Saturday, May 06, 2006

Personal Nuclear Devices

It's spring and there's a ton of gardening ads on the tube now - mostly about creating great lawns by nuking the dandelions or whomping a ton of fertilizer onto the plants to produce huge plants and blooms.

The mindset produced by this kind of advertising sells the product for sure but it also produces a mindset that says all gardeners need is a pnukd (pronounced Pee-Nuke-Dee) for all gardening activities.

Want to get rid of the dandelions? Use this pnukd and you'll never see a dandelion again.
Want to get rid of the aphids on your rose? Use this pnukd and you'll kill every bug in your backyard. Painlessly.

The mindset is that we need a single thing to solve our garden problems - we need to eliminate everything (whether we understand it or not) that doesn't conform to what we think is garden perfection. No bugs, no weeds, only lots of massive flowers. And because most gardeners wouldn't recognize a sow bug from an aphid, any bug is a bad one.

In organic gardening, I think we look for the minimum way we can alter our garden. If I have aphids on my roses (and I will) all I do is blast them off with a jet of water. It takes less time, is far cheaper and works much better. The beetles eat the fallen aphids and the water is used by the plants. No poisons. No pnukd. No pest problems on this plant. The aphids still survive in other parts of the garden I'm sure - otherwise the hummingbirds would stop coming round (insects such as aphids are the main part of hummingbird diets). But my roses are not disfigured by this insect. I get the effect I want with a minimum of effort. But it's pretty hard to make money advertising the use of a spray of water to protect your plants.
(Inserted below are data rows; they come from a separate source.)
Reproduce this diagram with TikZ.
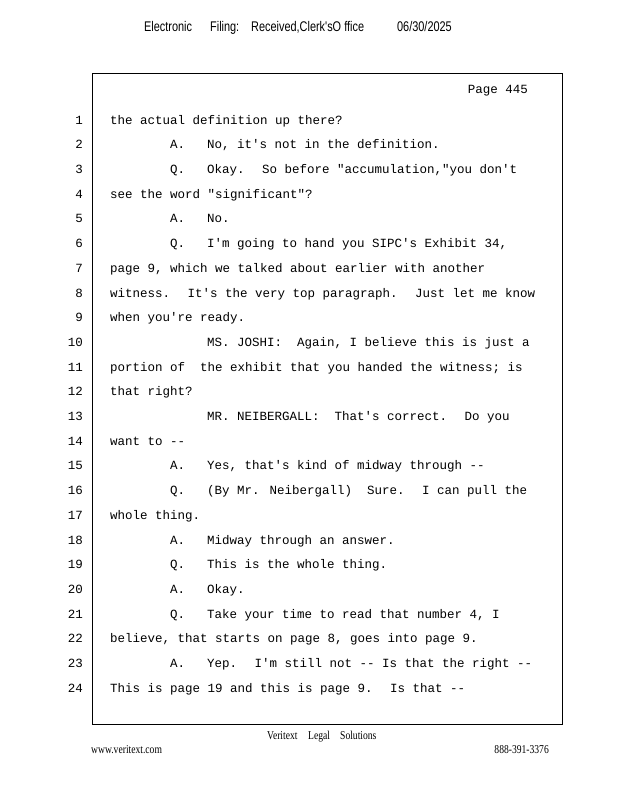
\documentclass[tikz,border=0pt]{standalone}
\usepackage{fontspec}
\newfontfamily\transcript{Liberation Mono}
\newfontfamily\headfont{Liberation Sans}
\newfontfamily\footfont{Liberation Serif}
\usetikzlibrary{calc}

\begin{document}
\begin{tikzpicture} [x=1pt, y=-1pt,
  txt/.style={anchor=mid west, inner sep=0pt, font=\transcript\fontsize{12.5}{14}\selectfont},
  lnum/.style={anchor=mid east, inner sep=0pt, font=\transcript\fontsize{12.5}{14}\selectfont},
  head/.style={anchor=mid west, inner sep=0pt, xscale=.78, font=\headfont\fontsize{14}{16}\selectfont},
  foot/.style={inner sep=0pt, xscale=.8, font=\footfont\fontsize{12}{14}\selectfont}]
\useasboundingbox[fill=white] (0,0) rectangle (618,800);
% header line
\node[head] (h1) at (144,29) {Electronic};
\node[head] (h2) at (210,29) {Filing:};
\node[head] (h3) at (251,29) {Received,Clerk'sO ffice};
\node[head] (h4) at (397,29) {06/30/2025};
% page frame
\draw[black, line width=.9pt] (92,73) rectangle (562,724);
\node[txt, anchor=mid east] (page) at (528,91) {Page 445};
% line numbers
\foreach \n in {1,...,24} {
 \node[lnum] (n\n) at (83,{122+24.7*(\n-1)}) {\n};
}
% speakers
\foreach \n/\who in {2/A.,3/Q.,5/A.,6/Q.,15/A.,16/Q.,18/A.,19/Q.,20/A.,21/Q.,23/A.} {
 \node[txt] (s\n) at (170,{122+24.7*(\n-1)}) {\who};
}
% testimony
\foreach \n/\x/\txt in {
 1/110/{the actual definition up there?},
 2/207/{No, it's not in the definition.},
 3/207/{Okay.~ So before "accumulation,"you don't},
 4/110/{see the word "significant"?},
 5/207/{No.},
 6/207/{I'm going to hand you SIPC's Exhibit 34,},
 7/110/{page 9, which we talked about earlier with another},
 8/110/{witness.~ It's the very top paragraph.~ Just let me know},
 9/110/{when you're ready.},
 10/207/{MS. JOSHI:~ Again, I believe this is just a},
 11/110/{portion of~ the exhibit that you handed the witness; is},
 12/110/{that right?},
 13/207/{MR. NEIBERGALL:~ That's correct.~ Do you},
 14/110/{want to --},
 15/207/{Yes, that's kind of midway through --},
 16/207/{(By Mr. Neibergall)~ Sure.~ I can pull the},
 17/110/{whole thing.},
 18/207/{Midway through an answer.},
 19/207/{This is the whole thing.},
 20/207/{Okay.},
 21/207/{Take your time to read that number 4, I},
 22/110/{believe, that starts on page 8, goes into page 9.},
 23/207/{Yep.~ I'm still not -- Is that the right --},
 24/110/{This is page 19 and this is page 9.~ Is that --}} {
 \node[txt] (t\n) at (\x,{122+24.7*(\n-1)}) {\txt};
}
% footer
\node[foot, anchor=mid west] (f1) at (267,737) {Veritext};
\node[foot, anchor=mid west] (f2) at (308,737) {Legal};
\node[foot, anchor=mid west] (f3) at (340,737) {Solutions};
\node[foot, anchor=mid west] (web) at (91,751) {www.veritext.com};
\node[foot, anchor=mid east] (tel) at (549,751) {888-391-3376};
\end{tikzpicture}
\end{document}
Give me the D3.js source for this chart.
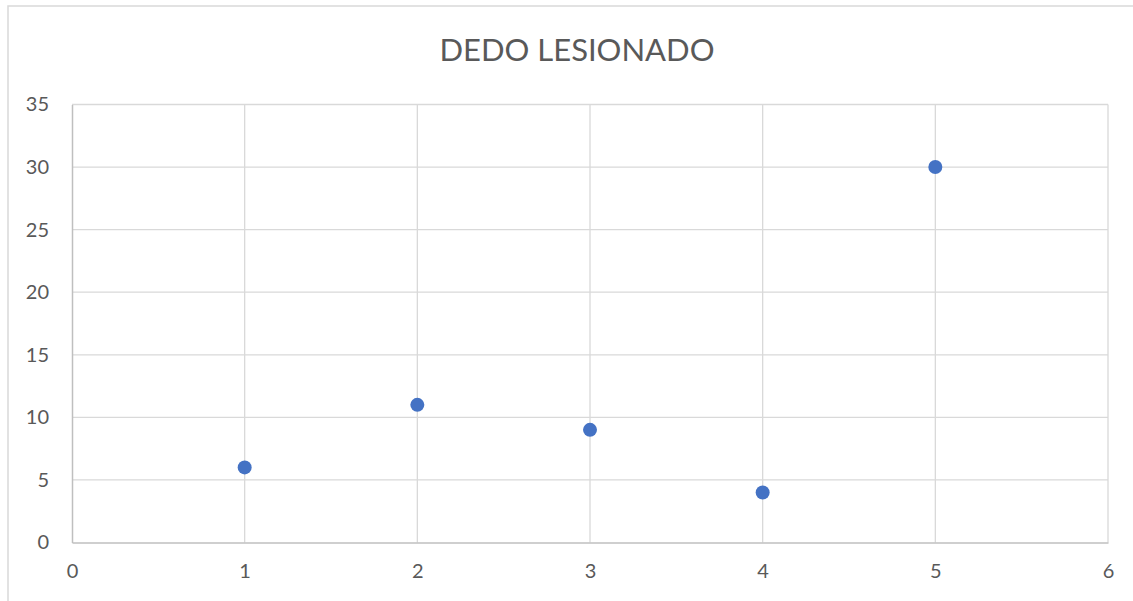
<!DOCTYPE html>
<html>
<head>
<meta charset="utf-8">
<script src="https://cdn.jsdelivr.net/npm/d3@7"></script>
<style>
  html, body { margin: 0; padding: 0; background: #fff; }
  svg { display: block; }
  text { font-family: Lato, "Open Sans", sans-serif; fill: #595959; }
</style>
</head>
<body>
<svg id="chart" width="1133" height="601"></svg>
<script>
// Data series
const xValues = [1, 2, 3, 4, 5];
const yValues = [6, 11, 9, 4, 30];
const xTicks = [0, 1, 2, 3, 4, 5, 6];
const yTicks = [0, 5, 10, 15, 20, 25, 30, 35];
const chartTitle = "DEDO LESIONADO";

const svg = d3.select("#chart");
const W = 1133, H = 601;
const plot = { left: 72, right: 1108, top: 104.5, bottom: 542.5 };

// Chart frame
svg.append("rect")
  .attr("x", 8).attr("y", 6)
  .attr("width", W).attr("height", H)
  .attr("fill", "#fff")
  .attr("stroke", "#d9d9d9").attr("stroke-width", 1.5);

const x = d3.scaleLinear().domain([0, 6]).range([plot.left, plot.right]);
const y = d3.scaleLinear().domain([0, 35]).range([plot.bottom, plot.top]);

// Gridlines
const grid = svg.append("g");
grid.selectAll(".gy").data(yTicks.filter(d => d > 0)).join("line")
  .attr("x1", plot.left).attr("x2", plot.right)
  .attr("y1", d => y(d)).attr("y2", d => y(d))
  .attr("stroke", "#d9d9d9").attr("stroke-width", 1.3);
grid.selectAll(".gx").data(xTicks.filter(d => d > 0)).join("line")
  .attr("x1", d => x(d)).attr("x2", d => x(d))
  .attr("y1", plot.top).attr("y2", plot.bottom)
  .attr("stroke", "#d9d9d9").attr("stroke-width", 1.3);

// Axes
const xAxis = svg.append("g")
  .attr("transform", `translate(0,${plot.bottom})`)
  .call(d3.axisBottom(x).tickValues(xTicks).tickFormat(d3.format("d")).tickSize(0).tickPadding(21));
const yAxis = svg.append("g")
  .attr("transform", `translate(${plot.left},0)`)
  .call(d3.axisLeft(y).tickValues(yTicks).tickFormat(d3.format("d")).tickSize(0).tickPadding(23));
[xAxis, yAxis].forEach(a => {
  a.select(".domain").attr("stroke", "#bfbfbf").attr("stroke-width", 1.5);
  a.selectAll("text").attr("font-size", 20).attr("font-family", "Lato, 'Open Sans', sans-serif").attr("fill", "#595959");
});

// Points
svg.append("g").selectAll("circle")
  .data(xValues.map((v, i) => [v, yValues[i]]))
  .join("circle")
  .attr("cx", d => x(d[0])).attr("cy", d => y(d[1]))
  .attr("r", 7)
  .attr("fill", "#4472c4");

// Title
svg.append("text")
  .attr("x", (plot.left + plot.right) / 2 - 13)
  .attr("y", 61)
  .attr("text-anchor", "middle")
  .attr("font-size", 31)
  .text(chartTitle);
</script>
</body>
</html>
My sense of things like the lawn is equally bizarre when it comes to chemical gardening. Corn gluten is a wonderful by-product of corn milling that can be spread on lawns to stop seed germination. I use it to stop dandelion seed/crab grass seed etc but the bonus is that it is 10% nitrogen by weight so it is nature's weed and feed. Totally organic - no side effects - the kids can roll in it -the dog can eat it (the dog is probably already eating it in the dog food) and nobody gets hurt except for a few weed seeds we don't want in our lawns. Again - there's no pnukd involved and a minimum intervention that has no effect other than on my immediate lawn area.

Advertising promotes the use of pnukd's on the garden and comes with massive promises of gardening success. By wiping out the ecology, you can have a successful garden!

Organic gardening is tougher to learn - tougher to stick to - but much more effective in the long run.

And that's the stupid problem. Organic gardening is more effective in the long run but advertising promotes solutions to the short run. And we're an impatient society for sure.

I must need a second cup of coffee this morning.